The cast is superb, led by Wilson (The House That Will Not Stand, Sweat), who mixes vulnerability with determination as Sandra, and Lloyd (Dear Evan Hansen, Paradise Blue), who unearths a dark fierceness as Sara. The line conjoining them is evident from the start and passionately fuses them together by the end, making a grand statement of how much America has to learn about race.
Morisseau wrote Confederates after being challenged by Penumbra Theatre founder Lou Bellamy to craft a theatrical response to one of the main points Coates made in that 2011 Atlantic piece: “For my community, the message has long been clear: The Civil War is a story for white people — acted out by white people, on white people’s terms — in which blacks feature strictly as stock characters and props.” She was also inspired by Toni Morrison’s discussion of the white gaze; she once told Charlie Rose, “I have spent my entire writing life trying to make sure that the white gaze was not the dominant one in any of my books.”
In another program note, Morisseau explains, “I, too, have felt the lash of writing in a continuum that honors this gaze, even when I personally do not hold space for it in my own aesthetic.
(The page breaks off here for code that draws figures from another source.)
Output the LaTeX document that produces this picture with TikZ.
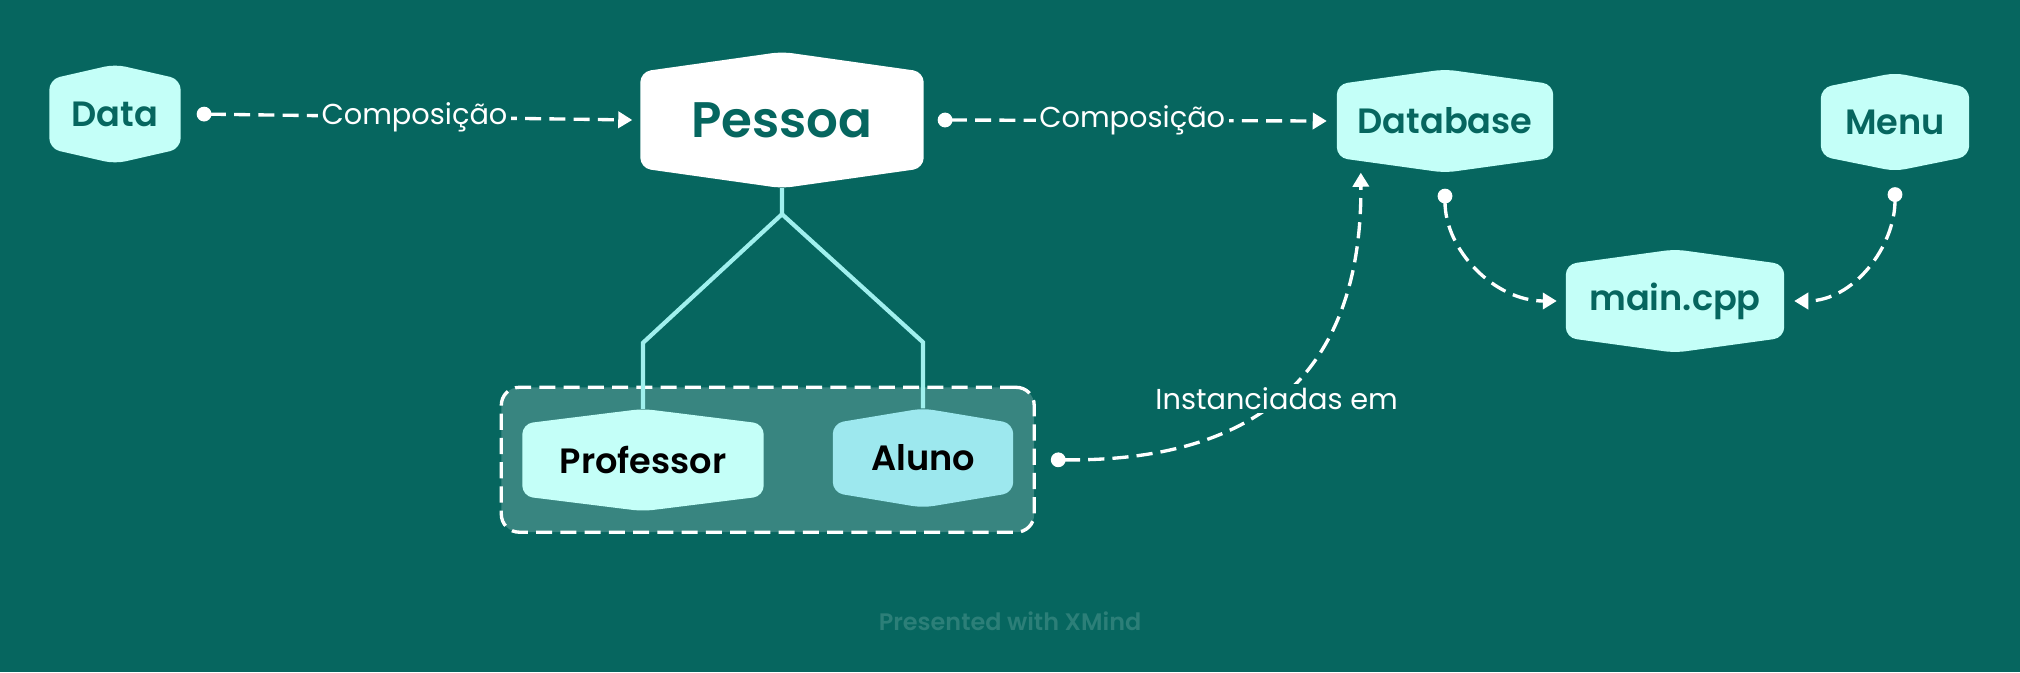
\documentclass[tikz,border=0pt]{standalone}
\usepackage{fontspec}
\setmainfont{Poppins}[BoldFont={Poppins SemiBold}]
\usetikzlibrary{arrows.meta,backgrounds,fit}
\definecolor{fundo}{HTML}{06665F}
\definecolor{ciano}{HTML}{C4FFF8}
\definecolor{aluno}{HTML}{9DE8EE}
\definecolor{grupo}{HTML}{388580}
\definecolor{ramo}{HTML}{A0F0EE}
\definecolor{marca}{HTML}{2C7F78}
\tikzset{
  topico/.style={inner sep=0pt, text=fundo, font=\bfseries\fontsize{10}{12}\selectfont},
  seta/.style={white, line width=0.95pt, dash pattern=on 4.6pt off 2.3pt,
    {Circle[length=4.2pt]}-{Triangle[length=4pt,width=4.6pt]}},
  rotulo/.style={fill=fundo, inner sep=1pt, text=white, font=\fontsize{8.2}{10}\selectfont}
}
\begin{document}
\begin{tikzpicture}
\useasboundingbox (0,0) rectangle (20.2,6.72);
\node[topico, minimum width=1.30cm, minimum height=0.98cm] (data) at (1.15,5.58) {Data};
\node[topico, minimum width=2.82cm, minimum height=1.35cm, font=\bfseries\fontsize{14.2}{16}\selectfont] (pessoa) at (7.82,5.52) {Pessoa};
\node[topico, minimum width=2.15cm, minimum height=1.02cm] (database) at (14.45,5.51) {Database};
\node[topico, minimum width=1.47cm, minimum height=0.97cm] (menu) at (18.95,5.50) {Menu};
\node[topico, minimum width=2.17cm, minimum height=1.02cm] (maincpp) at (16.75,3.71) {main.cpp};
\node[topico, minimum width=2.40cm, minimum height=1.01cm, text=black] (prof) at (6.43,2.12) {Professor};
\node[topico, minimum width=1.79cm, minimum height=0.98cm, text=black] (aluno) at (9.23,2.14) {Aluno};
\begin{scope}[on background layer]
\fill[fundo] (0,0) rectangle (20.2,6.72);
\node[fit=(prof)(aluno), inner sep=0.21cm, rounded corners=0.18cm, fill=grupo, draw=white, line width=0.95pt, dash pattern=on 4.6pt off 2.3pt] (caixa) {};
\foreach \n/\d/\c in {data/0.15/ciano, pessoa/0.20/white, database/0.15/ciano, menu/0.15/ciano, maincpp/0.15/ciano, prof/0.15/ciano, aluno/0.15/aluno}
  \fill[\c, rounded corners=3pt] (\n.north) -- ([yshift=-\d cm]\n.north east) -- ([yshift=\d cm]\n.south east) -- (\n.south) -- ([yshift=\d cm]\n.south west) -- ([yshift=-\d cm]\n.north west) -- cycle;
\end{scope}
% heranca
\coordinate (bifurca) at ([yshift=-0.26cm]pessoa.south);
\draw[ramo, line width=1.2pt] (pessoa.south) -- (bifurca) -- ([yshift=0.66cm]prof.north) -- (prof.north);
\draw[ramo, line width=1.2pt] (bifurca) -- ([yshift=0.66cm]aluno.north) -- (aluno.north);
% composicao
\draw[seta] ([xshift=0.16cm]data.east) -- ([xshift=-0.08cm]pessoa.west) node[midway, rotulo]{Composição};
\draw[seta] ([xshift=0.14cm]pessoa.east) -- ([xshift=-0.10cm]database.west) node[midway, rotulo]{Composição};
\draw[seta] ([yshift=-0.16cm]database.south) to[out=270, in=180] ([xshift=-0.09cm]maincpp.west);
\draw[seta] ([yshift=-0.16cm]menu.south) to[out=270, in=0] ([xshift=0.10cm]maincpp.east);
\draw[seta] ([xshift=0.15cm]caixa.east) .. controls (12.8,2.10) and (13.62,3.2) .. ([xshift=0.24cm]database.south west) node[pos=0.45, rotulo]{Instanciadas em};
\node[text=marca, font=\bfseries\fontsize{6.8}{8}\selectfont] (xmind) at (10.10,0.51) {Presented with XMind};
\end{tikzpicture}
\end{document}
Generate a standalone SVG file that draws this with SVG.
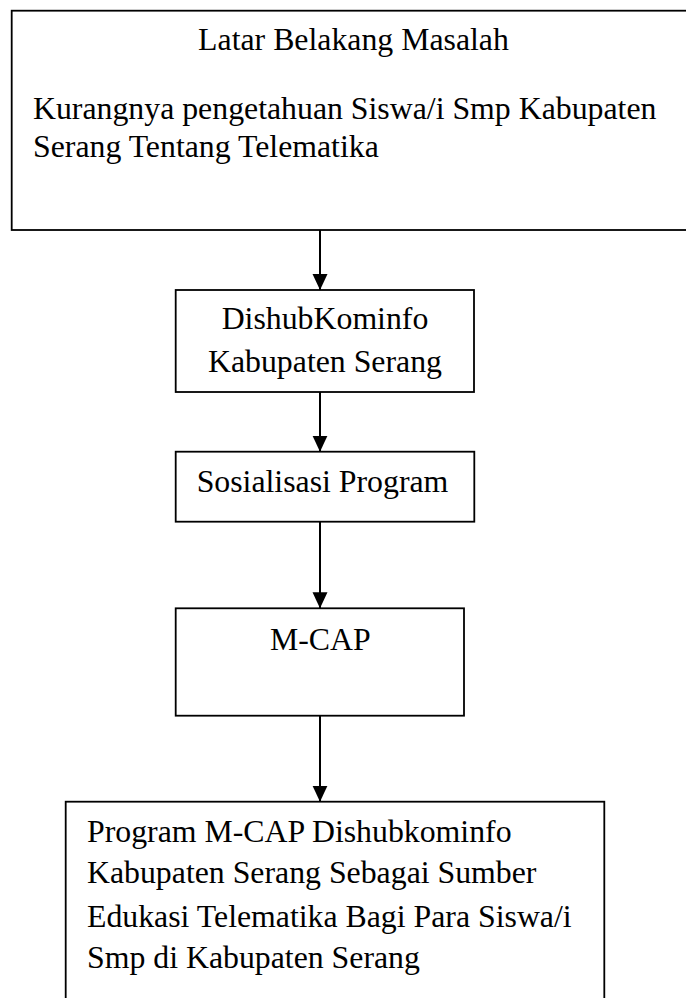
<svg xmlns="http://www.w3.org/2000/svg" width="686" height="998" viewBox="0 0 686 998">
<style>
.box{fill:#fff;stroke:#000;stroke-width:1.8}
.t{font-family:"Liberation Serif","Times New Roman",serif;font-size:31.8px;fill:#000}
.c{text-anchor:middle}
.edge{stroke:#000;stroke-width:2;fill:none}
</style>
<defs>
<marker id="ah" markerUnits="userSpaceOnUse" markerWidth="16" markerHeight="16" viewBox="0 0 16 16" refX="16" refY="8" orient="auto">
<path d="M0,0.5 L16,8 L0,15.5 Z" fill="#000"/>
</marker>
</defs>
<rect width="686" height="998" fill="#fff"/>
<g id="n1">
<rect class="box" x="11.7" y="10.7" width="690" height="219.3"/>
<text class="t c" x="353.5" y="50">Latar Belakang Masalah</text>
<text class="t" x="33" y="119">Kurangnya pengetahuan Siswa/i Smp Kabupaten</text>
<text class="t" x="33" y="157">Serang Tentang Telematika</text>
</g>
<g id="n2">
<rect class="box" x="175.7" y="290" width="298.3" height="102"/>
<text class="t c" x="325" y="329.3">DishubKominfo</text>
<text class="t c" x="325" y="371.7">Kabupaten Serang</text>
</g>
<g id="n3">
<rect class="box" x="175.7" y="451.7" width="298.6" height="70"/>
<text class="t c" x="322.5" y="491.7">Sosialisasi Program</text>
</g>
<g id="n4">
<rect class="box" x="175.7" y="608.3" width="288.3" height="107.4"/>
<text class="t c" x="320.3" y="650">M-CAP</text>
</g>
<g id="n5">
<rect class="box" x="65.7" y="801.7" width="538.6" height="210"/>
<text class="t" x="87" y="841.7">Program M-CAP Dishubkominfo</text>
<text class="t" x="87" y="882.7">Kabupaten Serang Sebagai Sumber</text>
<text class="t" x="87" y="926.7">Edukasi Telematika Bagi Para Siswa/i</text>
<text class="t" x="87" y="968.3">Smp di Kabupaten Serang</text>
</g>
<g id="edges">
<line class="edge" x1="320" y1="230" x2="320" y2="290" marker-end="url(#ah)"/>
<line class="edge" x1="320" y1="392" x2="320" y2="451.7" marker-end="url(#ah)"/>
<line class="edge" x1="320" y1="521.7" x2="320" y2="608.3" marker-end="url(#ah)"/>
<line class="edge" x1="320" y1="715.7" x2="320" y2="801.7" marker-end="url(#ah)"/>
</g>
</svg>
But there are other gazes as well. As a woman writer, I have also felt the male gaze. As a radical writer, I have felt the gaze of respectability politics. And as a Black writer, I have felt the gaze of Blackness that sometimes is only qualified as one myopic thing, rather than expansive and global as Blacknesss truly is. No matter the gaze, they all feel like one collective thing to me as an artist: oppression.” Confederates takes on all of those gazes in elegant and intensely clever ways. Morisseau’s Signature Residency 5 began with Paradise Blue and continues with Confederates; but no matter how much you enjoy it, don’t wait for the curtain call, because the play is about a whole lot more than just applauding a job well done.